At her birthday party, I told her, "You look gorgeous." And she responded, "But don't I look gorgeous every day?!" She's right.
But women aren't just told the opposite -- like French writer Yann Moix who declared he's incapable of ever loving a women older than 50 (he's also 50) -- we're shown the opposite in the form of age discrimination, tied to gender discrimination, which turns into a double unfair wallop of harm as we face cuts in our paychecks due to gender, age and other factors such as race.
It doesn't have to be that way. We can look for the positive models of older women like Pelosi (and my Oma) who are absolutely eviscerating the despicable narrative of older women being, well, weak, ugly and stupid.

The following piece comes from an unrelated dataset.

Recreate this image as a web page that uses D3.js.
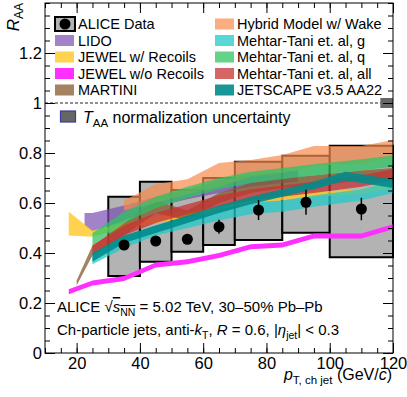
<!DOCTYPE html>
<html>
<head>
<meta charset="utf-8">
<title>ALICE R_AA, R = 0.6, 30-50%</title>
<script src="https://d3js.org/d3.v7.min.js"></script>
<style>
  body { margin: 0; background: #fff; }
  text { font-family: "Liberation Sans", Arial, Helvetica, sans-serif; fill: #000; }
</style>
</head>
<body>
<svg width="407" height="397"></svg>
<script>
// ---- ALICE data ----
var binLo   = [30, 40, 50, 60, 70, 85, 100];
var binHi   = [40, 50, 60, 70, 85, 100, 120];
var ptData  = [35, 45, 55, 65, 77.5, 92.5, 110];
var raaData = [0.432, 0.448, 0.455, 0.505, 0.572, 0.603, 0.576];
var statErr = [0.015, 0.015, 0.015, 0.028, 0.04, 0.05, 0.045];
var sysLo   = [0.308, 0.365, 0.405, 0.432, 0.452, 0.481, 0.383];
var sysHi   = [0.625, 0.685, 0.652, 0.700, 0.765, 0.789, 0.829];
var taaUnc  = 0.02;

// ---- models (pt, lower edge, upper edge) ----
var lidoPt = [22.5, 25, 35, 45, 55, 65, 75, 85, 90];
var lidoLo = [0.51, 0.485, 0.53, 0.585, 0.615, 0.64, 0.665, 0.68, 0.685];
var lidoHi = [0.56, 0.56, 0.59, 0.625, 0.655, 0.69, 0.715, 0.725, 0.73];

var jewelRPt = [17.5, 25, 35, 45, 55, 65, 75, 85, 95, 110, 120];
var jewelRLo = [0.47, 0.465, 0.50, 0.52, 0.54, 0.565, 0.605, 0.61, 0.625, 0.635, 0.66];
var jewelRHi = [0.565, 0.49, 0.52, 0.545, 0.565, 0.585, 0.625, 0.63, 0.645, 0.655, 0.68];

var jewelPt = [17.5, 25, 35, 45, 55, 65, 75, 85, 95, 110, 120];
var jewelLo = [0.235, 0.27, 0.288, 0.342, 0.355, 0.38, 0.415, 0.422, 0.458, 0.458, 0.495];
var jewelHi = [0.255, 0.29, 0.308, 0.362, 0.375, 0.40, 0.435, 0.442, 0.478, 0.478, 0.515];

var martiniPt = [20, 25, 35, 45, 55, 65, 75, 85, 95, 110, 120];
var martiniLo = [0.27, 0.39, 0.47, 0.56, 0.53, 0.60, 0.64, 0.66, 0.67, 0.69, 0.70];
var martiniHi = [0.29, 0.43, 0.52, 0.61, 0.57, 0.64, 0.68, 0.70, 0.71, 0.73, 0.74];

var hybridPt = [35, 45, 55, 65, 75, 85, 95, 110, 120];
var hybridLo = [0.57, 0.60, 0.635, 0.665, 0.705, 0.72, 0.75, 0.758, 0.785];
var hybridHi = [0.61, 0.675, 0.695, 0.76, 0.772, 0.792, 0.828, 0.828, 0.852];

var mtgPt = [25, 35, 45, 55, 65, 75, 85, 95, 110, 120];
var mtgLo = [0.355, 0.42, 0.47, 0.50, 0.53, 0.555, 0.565, 0.585, 0.61, 0.64];
var mtgHi = [0.39, 0.465, 0.51, 0.54, 0.575, 0.60, 0.61, 0.63, 0.655, 0.685];

var mtqPt = [25, 35, 45, 55, 65, 75, 85, 95, 110, 120];
var mtqLo = [0.43, 0.52, 0.58, 0.62, 0.655, 0.68, 0.695, 0.71, 0.73, 0.745];
var mtqHi = [0.48, 0.565, 0.625, 0.665, 0.70, 0.725, 0.74, 0.755, 0.775, 0.79];

var mtaPt = [25, 35, 45, 55, 65, 75, 85, 95, 110, 120];
var mtaLo = [0.39, 0.47, 0.52, 0.555, 0.585, 0.61, 0.625, 0.64, 0.665, 0.69];
var mtaHi = [0.43, 0.51, 0.56, 0.595, 0.63, 0.655, 0.67, 0.685, 0.71, 0.735];

var jsPt = [25, 35, 45, 55, 65, 75, 85, 95, 105, 120];
var jsLo = [0.365, 0.44, 0.48, 0.52, 0.56, 0.595, 0.625, 0.655, 0.69, 0.66];
var jsHi = [0.40, 0.47, 0.51, 0.55, 0.59, 0.625, 0.655, 0.685, 0.725, 0.695];

var xTicks = [20, 40, 60, 80, 100, 120];
var yTicks = [0, 0.2, 0.4, 0.6, 0.8, 1, 1.2];

// table of bands for drawing, in legend order
var models = [
  { name: "LIDO",                  pt: lidoPt,    lo: lidoLo,    hi: lidoHi,    fill: "#7a4db0", op: 0.7 },
  { name: "JEWEL w/ Recoils",      pt: jewelRPt,  lo: jewelRLo,  hi: jewelRHi,  fill: "#ffc824", op: 0.8 },
  { name: "JEWEL w/o Recoils",     pt: jewelPt,   lo: jewelLo,   hi: jewelHi,   fill: "#ff30ff", op: 1.0 },
  { name: "MARTINI",               pt: martiniPt, lo: martiniLo, hi: martiniHi, fill: "#86582e", op: 0.75 },
  { name: "Hybrid Model w/ Wake",  pt: hybridPt,  lo: hybridLo,  hi: hybridHi,  fill: "#f88a4c", op: 0.7 },
  { name: "Mehtar-Tani et. al, g", pt: mtgPt,     lo: mtgLo,     hi: mtgHi,     fill: "#22c8c8", op: 0.75 },
  { name: "Mehtar-Tani et. al, q", pt: mtqPt,     lo: mtqLo,     hi: mtqHi,     fill: "#2ec462", op: 0.75 },
  { name: "Mehtar-Tani et. al, all", pt: mtaPt,   lo: mtaLo,     hi: mtaHi,     fill: "#c83232", op: 0.75 },
  { name: "JETSCAPE v3.5 AA22",    pt: jsPt,      lo: jsLo,      hi: jsHi,      fill: "#008c8c", op: 0.9 }
];

var svg = d3.select("svg");
var padL = 45, padR = 393, padT = 3, padB = 353;

var x = d3.scaleLinear().domain([10, 120]).range([padL, padR]);
var y = d3.scaleLinear().domain([0, 1.4]).range([padB, padT]);

// sys boxes
svg.append("g").selectAll("rect")
  .data(ptData.map(function(d, i) { return i; }))
  .enter().append("rect")
    .attr("x", function(i) { return x(binLo[i]); })
    .attr("width", function(i) { return x(binHi[i]) - x(binLo[i]); })
    .attr("y", function(i) { return y(sysHi[i]); })
    .attr("height", function(i) { return y(sysLo[i]) - y(sysHi[i]); })
    .attr("fill", "#b3b3b3")
    .attr("stroke", "#000")
    .attr("stroke-width", 2);

// model bands
var area = d3.area()
  .x(function(d) { return x(d[0]); })
  .y0(function(d) { return y(d[1]); })
  .y1(function(d) { return y(d[2]); });

svg.append("g").selectAll("path")
  .data(models)
  .enter().append("path")
    .attr("d", function(m) { return area(m.pt.map(function(p, i) { return [p, m.lo[i], m.hi[i]]; })); })
    .attr("fill", function(m) { return m.fill; })
    .attr("fill-opacity", function(m) { return m.op; });

// dashed line at 1
svg.append("line")
  .attr("x1", padL).attr("x2", padR)
  .attr("y1", y(1)).attr("y2", y(1))
  .attr("stroke", "#222").attr("stroke-width", 1)
  .attr("stroke-dasharray", "3,2");

// T_AA box at right edge
svg.append("rect")
  .attr("x", x(116)).attr("width", x(120) - x(116))
  .attr("y", y(1 + taaUnc)).attr("height", y(1 - taaUnc) - y(1 + taaUnc))
  .attr("fill", "#666");

// stat error bars and points
svg.append("g").selectAll("line")
  .data(ptData.map(function(d, i) { return i; }))
  .enter().append("line")
    .attr("x1", function(i) { return x(ptData[i]); })
    .attr("x2", function(i) { return x(ptData[i]); })
    .attr("y1", function(i) { return y(raaData[i] - statErr[i]); })
    .attr("y2", function(i) { return y(raaData[i] + statErr[i]); })
    .attr("stroke", "#000").attr("stroke-width", 1.5);

svg.append("g").selectAll("circle")
  .data(ptData.map(function(d, i) { return i; }))
  .enter().append("circle")
    .attr("cx", function(i) { return x(ptData[i]); })
    .attr("cy", function(i) { return y(raaData[i]); })
    .attr("r", 5.5)
    .attr("fill", "#000");

// axes (ROOT style: ticks inside, on all four sides)
function minorVals(a, b, s) { return d3.range(a, b + 1e-9, s); }

svg.append("g").attr("transform", "translate(0," + padB + ")")
  .call(d3.axisBottom(x).tickValues(minorVals(10, 120, 5)).tickSize(-5).tickFormat(""));
svg.append("g").attr("transform", "translate(0," + padB + ")")
  .call(d3.axisBottom(x).tickValues(xTicks).tickSize(-10).tickPadding(4).tickFormat(d3.format("d")))
  .attr("font-size", 16.5);
svg.append("g").attr("transform", "translate(0," + padT + ")")
  .call(d3.axisTop(x).tickValues(minorVals(10, 120, 5)).tickSize(-5).tickFormat(""));
svg.append("g").attr("transform", "translate(0," + padT + ")")
  .call(d3.axisTop(x).tickValues(xTicks).tickSize(-10).tickFormat(""));

svg.append("g").attr("transform", "translate(" + padL + ",0)")
  .call(d3.axisLeft(y).tickValues(minorVals(0, 1.4, 0.05)).tickSize(-5).tickFormat(""));
svg.append("g").attr("transform", "translate(" + padL + ",0)")
  .call(d3.axisLeft(y).tickValues(yTicks).tickSize(-10).tickPadding(3).tickFormat(function(d) { return String(+d.toFixed(1)); }))
  .attr("font-size", 16.5);
svg.append("g").attr("transform", "translate(" + padR + ",0)")
  .call(d3.axisRight(y).tickValues(minorVals(0, 1.4, 0.05)).tickSize(-5).tickFormat(""));
svg.append("g").attr("transform", "translate(" + padR + ",0)")
  .call(d3.axisRight(y).tickValues(yTicks).tickSize(-10).tickFormat(""));

svg.selectAll(".domain").remove();
svg.selectAll(".tick line").attr("stroke", "#000");
svg.selectAll(".tick text").attr("font-family", "Liberation Sans, Arial, sans-serif").attr("fill", "#000");

// frame
svg.append("rect")
  .attr("x", padL).attr("y", padT)
  .attr("width", padR - padL).attr("height", padB - padT)
  .attr("fill", "none").attr("stroke", "#000").attr("stroke-width", 1);

// axis titles
var yt = svg.append("text")
  .attr("transform", "translate(19," + padT + ") rotate(-90)")
  .attr("text-anchor", "end")
  .attr("font-size", 17);
yt.append("tspan").attr("font-style", "italic").text("R");
yt.append("tspan").attr("font-size", 12).attr("dy", 4).text("AA");

var xt = svg.append("text")
  .attr("x", 392).attr("y", 380)
  .attr("text-anchor", "end")
  .attr("font-size", 16);
xt.append("tspan").attr("font-style", "italic").text("p");
xt.append("tspan").attr("font-size", 11.5).attr("dy", 4).text("T, ch jet");
xt.append("tspan").attr("dy", -4).text(" (GeV/");
xt.append("tspan").attr("font-style", "italic").text("c");
xt.append("tspan").text(")");

// legend
var rowY = [24, 40.5, 57, 73.5, 90];
var lg = svg.append("g").attr("font-size", 14.5);

// ALICE data entry
lg.append("rect").attr("x", 55).attr("y", rowY[0] - 7).attr("width", 20).attr("height", 14)
  .attr("fill", "#b3b3b3").attr("stroke", "#000").attr("stroke-width", 2);
lg.append("circle").attr("cx", 65).attr("cy", rowY[0]).attr("r", 5.5).attr("fill", "#000");
lg.append("text").attr("x", 78).attr("y", rowY[0] + 5).text("ALICE Data");

models.forEach(function(m, i) {
  var k = i + 1;
  var col = k < 5 ? 0 : 1;
  var row = k < 5 ? k : k - 5;
  var sx = col === 0 ? 55 : 215;
  var tx = col === 0 ? 78 : 237;
  lg.append("rect").attr("x", sx).attr("y", rowY[row] - 5.5).attr("width", 19).attr("height", 11)
    .attr("fill", m.fill).attr("fill-opacity", m.op);
  lg.append("text").attr("x", tx).attr("y", rowY[row] + 5).text(m.name);
});

// T_AA legend entry
lg.append("rect").attr("x", 60.5).attr("y", 111).attr("width", 15).attr("height", 11)
  .attr("fill", "#666").attr("stroke", "#3a3aa0").attr("stroke-width", 1.2);
var tl = lg.append("text").attr("x", 83).attr("y", 123).attr("font-size", 16);
tl.append("tspan").attr("font-style", "italic").text("T");
tl.append("tspan").attr("font-size", 11.5).attr("dy", 4).text("AA");
tl.append("tspan").attr("dy", -4).text(" normalization uncertainty");

// annotations
var a1 = svg.append("text").attr("x", 57).attr("y", 312).attr("font-size", 15);
a1.append("tspan").text("ALICE \u221A");
a1.append("tspan").attr("font-style", "italic").attr("text-decoration", "overline").text("s");
a1.append("tspan").attr("font-size", 10.5).attr("dy", 4).attr("text-decoration", "overline").text("NN");
a1.append("tspan").attr("dy", -4).text(" = 5.02 TeV, 30\u201350% Pb\u2013Pb");

var a2 = svg.append("text").attr("x", 57).attr("y", 335).attr("font-size", 15);
a2.append("tspan").text("Ch-particle jets, anti-");
a2.append("tspan").attr("font-style", "italic").text("k");
a2.append("tspan").attr("font-size", 10.5).attr("dy", 4).text("T");
a2.append("tspan").attr("dy", -4).text(", ");
a2.append("tspan").attr("font-style", "italic").text("R");
a2.append("tspan").text(" = 0.6, |");
a2.append("tspan").attr("font-style", "italic").text("\u03B7");
a2.append("tspan").attr("font-size", 10.5).attr("dy", 4).text("jet");
a2.append("tspan").attr("dy", -4).text("| < 0.3");
</script>
</body>
</html>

In fact, if you look at the data it shouldn't be surprising that older women such as Pelosi are leading the way in this time of crisis. Studies show that women make better policymakers, better leaders and produce better business outcomes than men; and yes all those stats include older women, such as Pelosi and Supreme Court Justice Ruth Bader Ginsburg.
As we age, we rise up in leadership and we get smarter.
We have to change our perspectives and recognize older women as just as smart and powerful as any of those "silver fox" older men.
So what really keeps Oma sharp at 103? A shot of scotch whiskey each day at 5 p.m. -- just one! (and research backs this up, too) -- rare steaks and burgers, not giving into ideas about what it is to be "old," dancing when the music calls her, playing sports when possible throughout her life, taking time to make the world better -- and fully embracing all of the brilliance of aging, white hair and all.
Now let's pass some of that whiskey and rare steak to Pelosi. We need her around to at least 103!